-- Start Data --
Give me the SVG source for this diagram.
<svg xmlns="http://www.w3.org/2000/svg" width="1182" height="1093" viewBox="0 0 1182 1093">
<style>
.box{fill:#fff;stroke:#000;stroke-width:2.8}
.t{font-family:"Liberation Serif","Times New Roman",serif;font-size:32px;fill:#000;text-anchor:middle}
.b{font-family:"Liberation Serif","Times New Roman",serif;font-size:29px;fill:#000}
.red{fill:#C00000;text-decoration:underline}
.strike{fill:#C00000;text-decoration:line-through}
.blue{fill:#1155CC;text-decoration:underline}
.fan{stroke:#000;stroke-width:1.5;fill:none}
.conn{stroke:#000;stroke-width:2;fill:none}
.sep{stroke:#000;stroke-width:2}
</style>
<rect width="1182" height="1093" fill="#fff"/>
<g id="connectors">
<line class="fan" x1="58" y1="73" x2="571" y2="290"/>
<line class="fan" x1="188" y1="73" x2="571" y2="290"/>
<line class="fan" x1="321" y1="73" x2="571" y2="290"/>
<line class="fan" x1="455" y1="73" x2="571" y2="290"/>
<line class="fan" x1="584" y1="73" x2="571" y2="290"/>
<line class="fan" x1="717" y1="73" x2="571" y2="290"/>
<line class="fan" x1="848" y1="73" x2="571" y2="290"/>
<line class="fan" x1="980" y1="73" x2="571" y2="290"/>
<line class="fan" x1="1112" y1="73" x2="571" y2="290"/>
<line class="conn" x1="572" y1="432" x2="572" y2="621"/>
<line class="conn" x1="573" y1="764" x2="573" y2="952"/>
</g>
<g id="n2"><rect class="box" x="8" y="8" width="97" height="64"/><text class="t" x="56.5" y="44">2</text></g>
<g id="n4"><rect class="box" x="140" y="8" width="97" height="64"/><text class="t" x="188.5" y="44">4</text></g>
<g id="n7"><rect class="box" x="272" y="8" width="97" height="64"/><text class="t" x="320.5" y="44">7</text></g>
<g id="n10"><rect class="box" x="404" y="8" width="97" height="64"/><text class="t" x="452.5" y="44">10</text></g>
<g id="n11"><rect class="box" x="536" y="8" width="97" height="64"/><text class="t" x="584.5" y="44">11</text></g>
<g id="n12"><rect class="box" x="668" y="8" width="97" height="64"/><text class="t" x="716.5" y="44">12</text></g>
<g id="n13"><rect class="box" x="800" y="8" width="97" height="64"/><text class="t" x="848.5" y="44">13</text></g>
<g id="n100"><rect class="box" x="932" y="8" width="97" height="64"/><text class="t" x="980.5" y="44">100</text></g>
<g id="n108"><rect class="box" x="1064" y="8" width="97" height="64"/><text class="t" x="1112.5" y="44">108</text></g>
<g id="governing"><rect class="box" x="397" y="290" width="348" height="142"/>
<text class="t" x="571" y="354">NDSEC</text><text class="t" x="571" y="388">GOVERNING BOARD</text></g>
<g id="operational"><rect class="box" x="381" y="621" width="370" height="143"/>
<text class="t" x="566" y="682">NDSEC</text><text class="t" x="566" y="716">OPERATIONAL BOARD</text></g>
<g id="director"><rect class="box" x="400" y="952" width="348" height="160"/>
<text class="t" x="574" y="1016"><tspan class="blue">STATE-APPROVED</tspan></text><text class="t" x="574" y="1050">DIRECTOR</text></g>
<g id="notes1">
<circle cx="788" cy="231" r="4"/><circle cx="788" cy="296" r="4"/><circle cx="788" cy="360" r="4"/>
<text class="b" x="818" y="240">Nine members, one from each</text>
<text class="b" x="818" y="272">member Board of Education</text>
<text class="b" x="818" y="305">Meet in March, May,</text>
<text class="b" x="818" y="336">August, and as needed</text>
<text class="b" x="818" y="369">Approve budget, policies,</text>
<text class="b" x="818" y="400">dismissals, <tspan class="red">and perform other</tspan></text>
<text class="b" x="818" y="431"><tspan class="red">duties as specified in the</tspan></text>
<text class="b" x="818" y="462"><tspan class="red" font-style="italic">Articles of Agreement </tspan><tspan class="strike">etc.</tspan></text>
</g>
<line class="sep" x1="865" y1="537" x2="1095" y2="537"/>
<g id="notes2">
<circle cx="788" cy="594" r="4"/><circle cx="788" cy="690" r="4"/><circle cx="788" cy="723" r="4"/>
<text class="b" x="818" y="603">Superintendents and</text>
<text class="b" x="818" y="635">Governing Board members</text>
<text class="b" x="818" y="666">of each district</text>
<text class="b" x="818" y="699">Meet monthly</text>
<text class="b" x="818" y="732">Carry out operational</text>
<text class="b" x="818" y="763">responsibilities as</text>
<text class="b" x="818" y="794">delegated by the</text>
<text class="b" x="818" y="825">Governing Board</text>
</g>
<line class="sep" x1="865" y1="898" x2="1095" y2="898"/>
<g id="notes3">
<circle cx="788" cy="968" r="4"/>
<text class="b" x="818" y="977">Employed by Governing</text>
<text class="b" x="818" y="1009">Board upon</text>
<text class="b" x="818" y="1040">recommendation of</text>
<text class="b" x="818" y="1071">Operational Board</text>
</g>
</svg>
-- End Data --
Short problem:
Retype the material above, line by line, exactly.

The response:
Give me the SVG source for this diagram.
<svg xmlns="http://www.w3.org/2000/svg" width="1182" height="1093" viewBox="0 0 1182 1093">
<style>
.box{fill:#fff;stroke:#000;stroke-width:2.8}
.t{font-family:"Liberation Serif","Times New Roman",serif;font-size:32px;fill:#000;text-anchor:middle}
.b{font-family:"Liberation Serif","Times New Roman",serif;font-size:29px;fill:#000}
.red{fill:#C00000;text-decoration:underline}
.strike{fill:#C00000;text-decoration:line-through}
.blue{fill:#1155CC;text-decoration:underline}
.fan{stroke:#000;stroke-width:1.5;fill:none}
.conn{stroke:#000;stroke-width:2;fill:none}
.sep{stroke:#000;stroke-width:2}
</style>
<rect width="1182" height="1093" fill="#fff"/>
<g id="connectors">
<line class="fan" x1="58" y1="73" x2="571" y2="290"/>
<line class="fan" x1="188" y1="73" x2="571" y2="290"/>
<line class="fan" x1="321" y1="73" x2="571" y2="290"/>
<line class="fan" x1="455" y1="73" x2="571" y2="290"/>
<line class="fan" x1="584" y1="73" x2="571" y2="290"/>
<line class="fan" x1="717" y1="73" x2="571" y2="290"/>
<line class="fan" x1="848" y1="73" x2="571" y2="290"/>
<line class="fan" x1="980" y1="73" x2="571" y2="290"/>
<line class="fan" x1="1112" y1="73" x2="571" y2="290"/>
<line class="conn" x1="572" y1="432" x2="572" y2="621"/>
<line class="conn" x1="573" y1="764" x2="573" y2="952"/>
</g>
<g id="n2"><rect class="box" x="8" y="8" width="97" height="64"/><text class="t" x="56.5" y="44">2</text></g>
<g id="n4"><rect class="box" x="140" y="8" width="97" height="64"/><text class="t" x="188.5" y="44">4</text></g>
<g id="n7"><rect class="box" x="272" y="8" width="97" height="64"/><text class="t" x="320.5" y="44">7</text></g>
<g id="n10"><rect class="box" x="404" y="8" width="97" height="64"/><text class="t" x="452.5" y="44">10</text></g>
<g id="n11"><rect class="box" x="536" y="8" width="97" height="64"/><text class="t" x="584.5" y="44">11</text></g>
<g id="n12"><rect class="box" x="668" y="8" width="97" height="64"/><text class="t" x="716.5" y="44">12</text></g>
<g id="n13"><rect class="box" x="800" y="8" width="97" height="64"/><text class="t" x="848.5" y="44">13</text></g>
<g id="n100"><rect class="box" x="932" y="8" width="97" height="64"/><text class="t" x="980.5" y="44">100</text></g>
<g id="n108"><rect class="box" x="1064" y="8" width="97" height="64"/><text class="t" x="1112.5" y="44">108</text></g>
<g id="governing"><rect class="box" x="397" y="290" width="348" height="142"/>
<text class="t" x="571" y="354">NDSEC</text><text class="t" x="571" y="388">GOVERNING BOARD</text></g>
<g id="operational"><rect class="box" x="381" y="621" width="370" height="143"/>
<text class="t" x="566" y="682">NDSEC</text><text class="t" x="566" y="716">OPERATIONAL BOARD</text></g>
<g id="director"><rect class="box" x="400" y="952" width="348" height="160"/>
<text class="t" x="574" y="1016"><tspan class="blue">STATE-APPROVED</tspan></text><text class="t" x="574" y="1050">DIRECTOR</text></g>
<g id="notes1">
<circle cx="788" cy="231" r="4"/><circle cx="788" cy="296" r="4"/><circle cx="788" cy="360" r="4"/>
<text class="b" x="818" y="240">Nine members, one from each</text>
<text class="b" x="818" y="272">member Board of Education</text>
<text class="b" x="818" y="305">Meet in March, May,</text>
<text class="b" x="818" y="336">August, and as needed</text>
<text class="b" x="818" y="369">Approve budget, policies,</text>
<text class="b" x="818" y="400">dismissals, <tspan class="red">and perform other</tspan></text>
<text class="b" x="818" y="431"><tspan class="red">duties as specified in the</tspan></text>
<text class="b" x="818" y="462"><tspan class="red" font-style="italic">Articles of Agreement </tspan><tspan class="strike">etc.</tspan></text>
</g>
<line class="sep" x1="865" y1="537" x2="1095" y2="537"/>
<g id="notes2">
<circle cx="788" cy="594" r="4"/><circle cx="788" cy="690" r="4"/><circle cx="788" cy="723" r="4"/>
<text class="b" x="818" y="603">Superintendents and</text>
<text class="b" x="818" y="635">Governing Board members</text>
<text class="b" x="818" y="666">of each district</text>
<text class="b" x="818" y="699">Meet monthly</text>
<text class="b" x="818" y="732">Carry out operational</text>
<text class="b" x="818" y="763">responsibilities as</text>
<text class="b" x="818" y="794">delegated by the</text>
<text class="b" x="818" y="825">Governing Board</text>
</g>
<line class="sep" x1="865" y1="898" x2="1095" y2="898"/>
<g id="notes3">
<circle cx="788" cy="968" r="4"/>
<text class="b" x="818" y="977">Employed by Governing</text>
<text class="b" x="818" y="1009">Board upon</text>
<text class="b" x="818" y="1040">recommendation of</text>
<text class="b" x="818" y="1071">Operational Board</text>
</g>
</svg>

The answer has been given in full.